Opinión

Pedir perdón con vergüenza

Las cifras son terribles, a pesar de que las estadísticas seguramente no recogen ni la mitad de la realidad porque muchos casos de abusos sexuales a menores no son denunciados por vergüenza, miedo, confusión, sentimientos de culpa o desconfianza. Pero millones de niños son víctimas en todo el mundo de abusos sexuales y de explotación. Y quien los comete, lo que es un dato aterrador, son, sobre todo, los padres, los familiares, los maridos de mujeres niñas, los educadores y los entrenadores. Nueve de cada diez muchachas forzadas lo son en el ámbito familiar. Uno de cada diez niños sufre abusos sexuales, dieciocho millones de niños en Europa, donde la infancia está más protegida seguramente que en ningún otro continente. Internet es hoy un terreno abonado para los depredadores. El turismo sexual con niños o niñas sigue siendo un inmenso negocio. Es un delito abominable venga de donde venga porque destruye personas que aún no están formadas y las destruye para siempre. Estamos hablando de infancias invisibles y perdidas. Lo es porque, salvo en pocos casos, el mundo mira siempre hacia otro lado.

El delito es más grave cuando se produce entre quienes deberían proteger a las víctimas en lugar de aprovecharse de ellas. En la familia o en la escuela, sin duda. Y en la Iglesia, que, aunque formada por hombres y mujeres normales, debería ser una institución ejemplar. Jesús de Nazareth advirtió claramente a quien escandalizara a un niño, diciendo que más le valiera que le colgaran una piedra de molino al cuello y lo arrojasen al fondo del mar. La Iglesia ha escondido en su seno conductas intolerables de pederastia, ha protegido a los pederastas y solo ahora, voluntaria o de forma forzada, empieza a ser capaz de inventariar lo ocurrido, tomar medidas para que no se repita, poner ante la justicia a los culpables y pedir perdón a las víctimas.

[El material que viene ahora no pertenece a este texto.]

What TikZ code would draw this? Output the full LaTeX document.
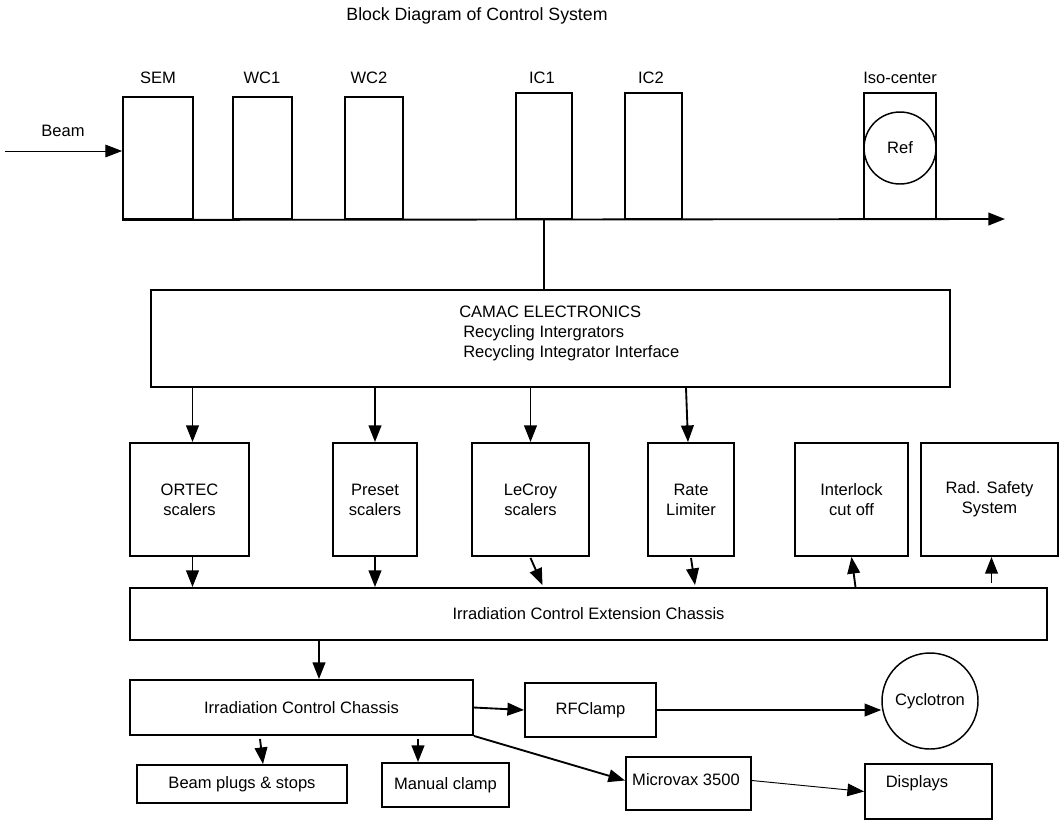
\documentclass[tikz,border=0pt]{standalone}
\usepackage{fontspec}
\setmainfont{Liberation Sans}
\usetikzlibrary{arrows.meta,calc,shapes.geometric}
\begin{document}
\begin{tikzpicture}[x=0.75pt,y=-0.75pt,
  every node/.style={font=\fontsize{12.4}{15}\selectfont, inner sep=0pt},
  box/.style={draw, line width=1.4pt, inner sep=0pt, align=center},
  lbl/.style={inner sep=0pt},
  conn/.style={line width=1.4pt},
  arr/.style={line width=1.4pt, -{Triangle[length=12.5pt,width=9.5pt]}},
  thinarr/.style={line width=0.7pt, -{Triangle[length=12.5pt,width=9.5pt]}}]
\useasboundingbox (0,0) rectangle (1060,826);
% title
\node[lbl, font=\fontsize{13.3}{16}\selectfont] (title) at (477,16) {Block Diagram of Control System};
% beam line detectors
\node[box, minimum width=52.5pt, minimum height=91.5pt] (sem) at (158,158) {};
\node[box, minimum width=44.25pt, minimum height=91.5pt] (wc1) at (262.5,158) {};
\node[box, minimum width=43.5pt, minimum height=91.5pt] (wc2) at (374,158) {};
\node[box, minimum width=42pt, minimum height=94.5pt] (ic1) at (544,156) {};
\node[box, minimum width=42.75pt, minimum height=94.5pt] (ic2) at (653.5,156) {};
\node[box, minimum width=54pt, minimum height=94.5pt] (iso) at (900,156) {};
\node[draw, circle, line width=1.1pt, minimum size=54pt] (ref) at (900,148) {Ref};
\node[lbl] (seml) at (158,78) {SEM};
\node[lbl] (wc1l) at (262,78) {WC1};
\node[lbl] (wc2l) at (369,78) {WC2};
\node[lbl] (ic1l) at (542,78) {IC1};
\node[lbl] (ic2l) at (651,78) {IC2};
\node[lbl] (isol) at (900,78) {Iso-center};
\node[lbl] (beaml) at (63,131) {Beam};
\coordinate (beamstart) at (5,151);
\coordinate (axisend) at (1005,219);
\draw[thinarr] (beamstart) -- (beamstart -| sem.west);
\draw[arr] (sem.south west) -- (axisend);
% CAMAC
\node[box, minimum width=599.25pt, minimum height=72.75pt] (camac) at (550.5,338.5) {};
\node[lbl, anchor=north west, align=left] (camact) at (459,306) {CAMAC ELECTRONICS\\\hspace*{3pt}Recycling Intergrators\\\hspace*{3pt}Recycling Integrator Interface};
\draw[conn] (ic1.south) -- (ic1.south |- camac.north);
% middle row
\node[box, minimum width=89.25pt, minimum height=84.75pt] (ortec) at (189.5,499.5) {ORTEC\\scalers};
\node[box, minimum width=63pt, minimum height=84.75pt] (preset) at (375,499.5) {Preset\\scalers};
\node[box, minimum width=87.75pt, minimum height=84.75pt] (lecroy) at (530.5,499.5) {LeCroy\\scalers};
\node[box, minimum width=64.5pt, minimum height=84.75pt] (rate) at (691,499.5) {Rate\\Limiter};
\node[box, minimum width=84.75pt, minimum height=84.75pt] (inter) at (851.5,499.5) {Interlock\\cut off};
\node[box, minimum width=102.75pt, minimum height=84.75pt] (rad) at (989.5,499.5) {Rad. Safety\\System};
\draw[arr] ($(camac.south -| ortec.north)+(3,0)$) -- ($(ortec.north)+(3,0)$);
\draw[arr] (camac.south -| preset.north) -- (preset.north);
\draw[arr] (camac.south -| lecroy.north) -- (lecroy.north);
\draw[arr] ($(camac.south -| rate.north)+(-5,0)$) -- ($(rate.north)+(-3,0)$);
% extension chassis
\node[box, minimum width=687.75pt, minimum height=39pt] (ext) at (588.5,614) {Irradiation Control Extension Chassis};
\draw[arr] ($(ortec.south)+(3,0)$) -- ($(ortec.south |- ext.north)+(3,0)$);
\draw[arr] (preset.south) -- (preset.south |- ext.north);
\draw[arr] ($(lecroy.south)+(0,1)$) -- ($(lecroy.south |- ext.north)+(12,-2)$);
\draw[arr] ($(rate.south)+(0,1)$) -- ($(rate.south |- ext.north)+(4,-2)$);
\draw[arr] ($(ext.north -| inter.south)+(4,0)$) -- (inter.south);
\draw[arr] ($(ext.north -| rad.south)+(2,-4)$) -- ($(rad.south)+(2,0)$);
% control chassis
\node[box, minimum width=257.25pt, minimum height=41.25pt] (icc) at (301.5,707.5) {Irradiation Control Chassis};
\coordinate (xicc) at (319,0);
\draw[arr] (ext.south -| xicc) -- (icc.north -| xicc);
\node[box, minimum width=98.25pt, minimum height=40.5pt] (rf) at (590.5,710) {RFClamp};
\node[draw, circle, line width=1.1pt, minimum size=72pt] (cyc) at (930,701) {Cyclotron};
\draw[arr] (icc.east) -- (rf.west);
\draw[arr] (rf.east) -- (rf.east -| cyc.west);
\node[box, minimum width=157.5pt, minimum height=28.5pt] (plugs) at (242,784) {Beam plugs \& stops};
\node[box, minimum width=95.25pt, minimum height=33pt] (manual) at (445.5,785) {Manual clamp};
\node[box, minimum width=93.75pt, minimum height=39.75pt] (mv) at (688.5,783.5) {};
\node[lbl] (mvt) at (686,780) {Microvax 3500};
\node[box, minimum width=95.25pt, minimum height=41.25pt] (disp) at (928.5,791.5) {};
\node[lbl] (dispt) at (917,783) {Displays};
\draw[arr] ($(icc.south)+(-41.5,3)$) -- ($(plugs.north)+(21,0)$);
\draw[arr] ($(icc.south)+(116.5,3)$) -- ($(manual.north)+(-27.5,0)$);
\draw[arr] (icc.south east) -- ($(mv.west)+(0,-3)$);
\draw[thinarr] ($(mv.east)+(0,-3)$) -- (disp.west);
\end{tikzpicture}
\end{document}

El papa Francisco ha pedido perdón con vergüenza, después de la cumbre de estos días en Roma donde las víctimas han tenido voz delante de los responsables de todas las conferencias episcopales. No es el final de una vergüenza. Debe ser solo el comienzo. La Iglesia católica, todas las Iglesias nacionales y diocesanas, tiene que afrontar el problema con rigor, con exhaustividad y con transparencia. Francisco ha pedido unidad "para erradicar esta brutalidad" y ha propuesto medidas que van desde la protección de los menores a la entrega a la justicia de cualquiera que haya cometido esos crímenes, pasando por una mejor y más exigente formación de sacerdotes y religiosos y el acompañamiento y escucha de las personas abusadas.

Seguramente a muchos no les parezca suficiente lo que va a hacer la Iglesia. Y tal vez haya que hacer más. Por ejemplo, en España, donde la Conferencia Episcopal debería tomar la delantera y hacer una auditoría real de los hechos. España no es el país donde han surgido más denuncias de abusos ni más escándalos. Los ha habido. Pero también hay millones de ciudadanos, educados en centros de la Iglesia, que pueden testificar que nunca fueron víctimas de abusos ni los hubo en los centros en los que estudiaron. Hubo y hay una inmensa mayoría de sacerdotes y religiosos fieles y leales a su ministerio. Algunos países han constituido comisiones independientes para buscar la verdad. España debería hacerlo también. No hay que tener miedo a la verdad, aunque tampoco hay que convertir esto en un "Gran Hermano" como pretenden algunos. Se necesita reparación, humildad y valor. La Iglesia se juega mucho en esta hora. Pero tiene fuerza, fe y credibilidad para hacerlo.